Ed è così che il doppio tentativo di riconquista (dell’amore della consorte che «legge libri difficili» e di una vittoria elettorale destinata ad arrivare solo di lì a due anni) si intreccia con l’agitarsi fatuo di altri burattini che, accanto a nomi autentici di quell’era — si parla del Milan, di Putin, dello chansonnier guaglione Apicella, di Noemi Letizia, di Mike Bongiorno —, vedono sfilare una coorte di alter ego possibili che il pubblico è chiamato a cercare di identificare indovinando chi ci sia dietro il ministro e poeta sessuomane di Fabrizio Bentivoglio, dell’ape regina di Kasia Smutniak, del faccendiere senza scrupoli di Ricky Memphis, della politica spregiudicata di Anna Bonaiuto per fare solo qualche esempio.

Il grand guignol dell’epos berlusconiano viene ridotto al ritratto dimidiato di un uomo che implora puerile l’amore

Il grand guignol dell’epos berlusconiano viene ridotto al ritratto dimidiato di un uomo che implora puerile l’amore che non può più comprare e mette sullo stesso piano la rabbia di non essere più a capo di un governo con il rifiuto di un calciatore di colore (Weah?) di vestire il rossonero a favore di un’altra maglia a strisce verticali. Il tutto col gusto del grottesco tipico del cinema di un autore che questa cifra l’ha sempre eletta a marchio di fabbrica della propria poetica. Un grottesco tutto colori pastello che qui è sempre messa in scena di un mondo fasullo e mai sberleffo di dileggio per l’inconsistenza stessa di quell’universo di plastica creato da un mago della manipolazione di massa.

Dove Sorrentino voglia arrivare lo si capirà soltanto con il secondo capitolo di questo dittico.

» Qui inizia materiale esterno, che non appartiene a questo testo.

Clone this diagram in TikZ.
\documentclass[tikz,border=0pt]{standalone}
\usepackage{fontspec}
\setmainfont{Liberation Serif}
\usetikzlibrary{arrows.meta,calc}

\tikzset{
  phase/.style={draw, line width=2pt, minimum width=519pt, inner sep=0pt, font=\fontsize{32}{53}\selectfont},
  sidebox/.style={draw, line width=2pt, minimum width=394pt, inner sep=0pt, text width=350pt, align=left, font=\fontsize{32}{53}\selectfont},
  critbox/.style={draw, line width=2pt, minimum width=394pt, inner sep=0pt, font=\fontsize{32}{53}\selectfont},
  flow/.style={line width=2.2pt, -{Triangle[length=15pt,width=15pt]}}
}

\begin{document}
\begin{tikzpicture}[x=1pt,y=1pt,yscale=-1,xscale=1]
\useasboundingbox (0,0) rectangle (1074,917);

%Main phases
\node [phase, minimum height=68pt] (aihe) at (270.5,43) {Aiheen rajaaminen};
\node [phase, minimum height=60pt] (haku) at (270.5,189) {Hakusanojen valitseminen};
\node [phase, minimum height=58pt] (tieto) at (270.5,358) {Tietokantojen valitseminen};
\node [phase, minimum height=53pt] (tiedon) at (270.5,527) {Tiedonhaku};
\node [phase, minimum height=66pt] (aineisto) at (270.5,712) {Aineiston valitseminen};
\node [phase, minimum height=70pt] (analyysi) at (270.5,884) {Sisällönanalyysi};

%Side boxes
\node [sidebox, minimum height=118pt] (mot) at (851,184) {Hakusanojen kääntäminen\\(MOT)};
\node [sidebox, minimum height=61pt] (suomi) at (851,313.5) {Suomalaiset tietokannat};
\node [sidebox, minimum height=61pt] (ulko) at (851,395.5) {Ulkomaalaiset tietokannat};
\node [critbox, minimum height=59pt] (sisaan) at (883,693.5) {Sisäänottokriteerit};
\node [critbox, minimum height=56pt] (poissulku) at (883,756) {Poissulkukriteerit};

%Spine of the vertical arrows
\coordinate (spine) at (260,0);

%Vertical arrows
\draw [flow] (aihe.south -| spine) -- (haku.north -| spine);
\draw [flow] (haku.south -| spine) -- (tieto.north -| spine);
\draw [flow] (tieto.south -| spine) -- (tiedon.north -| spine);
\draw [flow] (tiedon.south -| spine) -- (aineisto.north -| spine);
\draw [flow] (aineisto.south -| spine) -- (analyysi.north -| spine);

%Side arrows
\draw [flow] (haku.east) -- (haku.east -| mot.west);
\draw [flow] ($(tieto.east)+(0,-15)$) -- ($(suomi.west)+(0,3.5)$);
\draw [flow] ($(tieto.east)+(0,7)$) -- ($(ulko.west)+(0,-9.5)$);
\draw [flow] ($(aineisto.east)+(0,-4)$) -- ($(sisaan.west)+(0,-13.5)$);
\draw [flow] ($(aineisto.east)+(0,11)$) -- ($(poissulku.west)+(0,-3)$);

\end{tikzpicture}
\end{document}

Per ora resta l’amaro in bocca di fronte a un film decapitato e depotenziato che spreca preziosi minuti di pellicola per mostrare (come nella lunga sequenza di apertura) la morte istantanea di una capra finita per sbaglio in una delle infinite stanze di Villa Certosa con aria condizionata a livelli antartici, là dove forse, con meno concessioni che a un Oscar non si possono negare, con un po’ più di umile sintesi avrebbe potuto essere il ritratto incisivo di un paese e della sua deriva da consumare tutto d’un fiato.

 

Trama

Sergio Morra, talent scout di Taranto con tanta voglia di arrivare in fretta a sedersi al tavolo di «quelli che contano», mette insieme una legione di giovani avvenenti e pronte a tutto con le quali spera di poter avvicinare «Lui», ovvero l’inarrivabile Silvio. Che in quel 2006 ha però ben altri pensieri che lo tormentano, essendo alle prese col disagio di essere all’opposizione del governo Prodi ma anche con un’ormai irreversibile crisi di coppia con la moglie Veronica Lario.